Editorial by Marta Iwanek
I ended up covering the Ukrainian revolution by chance.
I had arrived in the country two weeks earlier to work on a film and decided to stay an extra week in the capital. I started to photograph the pro-European integration protests in Independence Square. Being raised in a Ukrainian-Canadian household, I was taught to be proud of my roots, and when I saw that the country that I loved was at a turning point, I decided I needed to stay.
On December 1, hundreds of thousands poured onto Kyiv’s streets after being shocked by the images of police violently dispersing peaceful pro-European Union protestors — many of them young students. Something changed in Ukraine that morning. People were no longer willing to stick to the old Soviet mentality that had plagued the country and say “It’s none of my business.” They poured onto the streets not solely because of a want for European integration, but because they wanted rule of law to mean something. No longer were they willing to live under a government that didn’t respect its people, its laws, its constitution. No longer were people willing to put up with its corruption. It became a revolution of dignity.
(Photo copyright Marta Iwanek, all rights reserved)
Barricades went up, tents were pitched and people settled in for the long haul. Before my eyes, people created a micro-city within a city. They created the country that they wanted to see within the heart of Kyiv. People worked together to keep each other safe. There were constant shifts of guards patrolling the camp and the streets off the camp. No one in the camp ever went hungry, with men and women working tirelessly in the kitchen to make intricate sandwiches and tea. “You must get your vitamins!” was a phrase I often heard. The kitchen was filled with stacks of jars and boxes of donations. After reports of activists being taken from hospitals, numerous make-shift clinics were made on the square to care for the injured. All the doctors were volunteers. All the medication was donated. I have never seen people work together so effortlessly and with such passion.

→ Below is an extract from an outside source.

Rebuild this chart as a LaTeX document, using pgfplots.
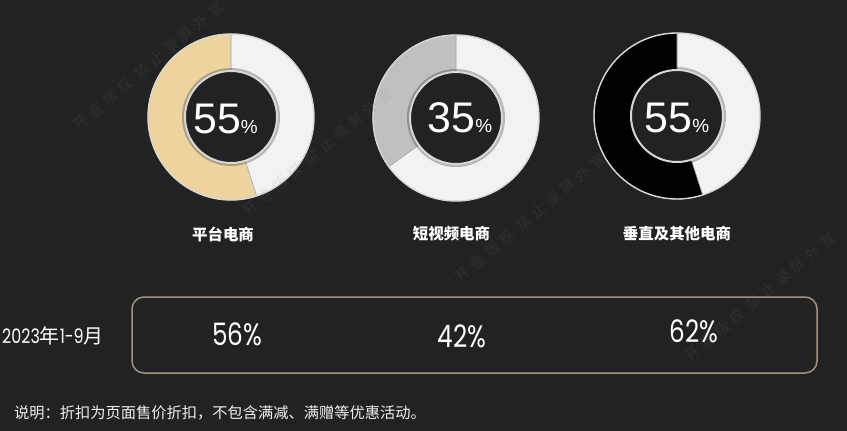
\documentclass[border=0pt]{standalone}
\usepackage{pgfplots}
\pgfplotsset{compat=1.18}
\usepackage{pgfplotstable}
\usepackage{fontspec}
\setmainfont{Liberation Sans}
\newfontfamily\cjk{Noto Sans CJK SC}
\newfontfamily\wmfont{Noto Sans CJK SC}[LetterSpace=28]
\newfontfamily\numfont{Poppins}[FakeStretch=0.8]

\definecolor{bg}{RGB}{34,34,34}
\definecolor{ringlight}{RGB}{242,242,242}
\definecolor{gold}{RGB}{237,212,158}
\definecolor{midgray}{RGB}{192,192,192}
\definecolor{rim}{RGB}{215,215,215}
\definecolor{boxline}{RGB}{160,148,124}
\definecolor{wm}{RGB}{128,128,128}

% donut centres (pixels, y down) and share in percent
\pgfplotstableread{
cx  cy  share
231 117 55
456 118 35
677 116 55
}\donuts

% 2023 1-9 discount share per channel
\pgfplotstableread{
x   y   pct
237 345 56
462 347 42
694 342 62
}\boxvals

% one donut: cx, cy, share, wedge colour
\newcommand{\donut}[4]{%
  \fill[ringlight] (axis cs:#1,#2) circle[radius=83bp];
  \fill[#4, draw=gray!70, line width=0.6bp] (axis cs:#1,#2) -- ++(90:83bp)
    arc[start angle=90, delta angle=3.6*#3, radius=83bp] -- cycle;
  \draw[rim, line width=1.4bp] (axis cs:#1,#2) circle[radius=83bp];
  \fill[black, opacity=0.25] (axis cs:#1,#2) circle[radius=49bp];
  \fill[bg] (axis cs:#1,#2) circle[radius=46bp];
  \draw[rim, line width=2bp] (axis cs:#1,#2) circle[radius=46bp];
}
\newcommand{\wmark}[2]{%
  \node[wm, opacity=0.14, rotate=40] at (axis cs:#1,#2)
    {\wmfont\fontsize{15}{15}\selectfont 开卷版权 禁止录屏外宣};
}

\begin{document}
\begin{tikzpicture}
\pgfplotstablegetelem{0}{share}\of\donuts \edef\sA{\pgfplotsretval}
\pgfplotstablegetelem{1}{share}\of\donuts \edef\sB{\pgfplotsretval}
\pgfplotstablegetelem{2}{share}\of\donuts \edef\sC{\pgfplotsretval}
\pgfplotstablegetelem{0}{pct}\of\boxvals \edef\pA{\pgfplotsretval}
\pgfplotstablegetelem{1}{pct}\of\boxvals \edef\pB{\pgfplotsretval}
\pgfplotstablegetelem{2}{pct}\of\boxvals \edef\pC{\pgfplotsretval}
\begin{axis}[
  name=ax,
  scale only axis, width=847bp, height=431bp,
  xmin=0, xmax=847, ymin=0, ymax=431, y dir=reverse,
  hide axis, clip=true]
\fill[bg] (axis cs:0,0) rectangle (axis cs:847,431);

\donut{231}{117}{\sA}{gold}
\donut{456}{118}{\sB}{midgray}
\donut{677}{116}{\sC}{black}

\node[white, anchor=base, inner sep=0pt] at (axis cs:225.5,133)
  {{\fontsize{43}{43}\selectfont\sA}{\fontsize{19}{19}\selectfont\%}};
\node[white, anchor=base, inner sep=0pt] at (axis cs:460,132)
  {{\fontsize{43}{43}\selectfont\sB}{\fontsize{19}{19}\selectfont\%}};
\node[white, anchor=base, inner sep=0pt] at (axis cs:677,132)
  {{\fontsize{43}{43}\selectfont\sC}{\fontsize{19}{19}\selectfont\%}};

\node[white] at (axis cs:223,234) {\cjk\bfseries\fontsize{15.5}{16}\selectfont 平台电商};
\node[white] at (axis cs:451.5,234) {\cjk\bfseries\fontsize{15.5}{16}\selectfont 短视频电商};
\node[white] at (axis cs:677,234) {\cjk\bfseries\fontsize{15.5}{16}\selectfont 垂直及其他电商};

\draw[boxline, line width=1.5bp, rounded corners=12bp]
  (axis cs:132,297) rectangle (axis cs:817,373);

\node[white, anchor=base west, inner sep=0pt] at (axis cs:2,343)
  {\numfont\fontsize{20}{20}\selectfont 2023{\cjk 年}1-9{\cjk 月}};
\node[white, anchor=base, inner sep=0pt] at (axis cs:237,345)
  {\numfont\fontsize{31}{31}\selectfont\pA\%};
\node[white, anchor=base, inner sep=0pt] at (axis cs:462,347)
  {\numfont\fontsize{31}{31}\selectfont\pB\%};
\node[white, anchor=base, inner sep=0pt] at (axis cs:694,342)
  {\numfont\fontsize{31}{31}\selectfont\pC\%};

\node[white!94!black, anchor=west, inner sep=0pt] at (axis cs:14,412.5)
  {\cjk\fontsize{15.3}{16}\selectfont 说明：折扣为页面售价折扣，不包含满减、满赠等优惠活动。};

% faint watermark
\wmark{148}{66}
\wmark{318}{152}
\wmark{530}{218}
\wmark{760}{297}
\end{axis}
\pgfresetboundingbox
\path (ax.south west) rectangle (ax.north east);
\end{tikzpicture}
\end{document}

While the many media jumped on reporting about radical-fringe groups taking over, the Maidan I saw was made of a majority of people without any political affiliation who were in fact tired of any type of politics. People realized they could only rely on each other very early on. In fact, about 11 per cent of those on the Maidan belonged to any political party whatsoever. They were ordinary people, from all corners of Ukraine, ranging in many different ethnicities, out there for a better life. Many I talked to were willing to die for this cause, and unfortunately some of them had to prove that. Hundreds also disappeared throughout the months and hundreds have yet to be found.
With the President now gone and their number one demand fulfilled, the people of Ukraine were able to have a brief exhale but now face a new threat to their security as Russian troops have invaded Crimea and attempt to provoke the country. The Maidan, which became a state of mind rather than just a place throughout those cold, winter months, is far from over.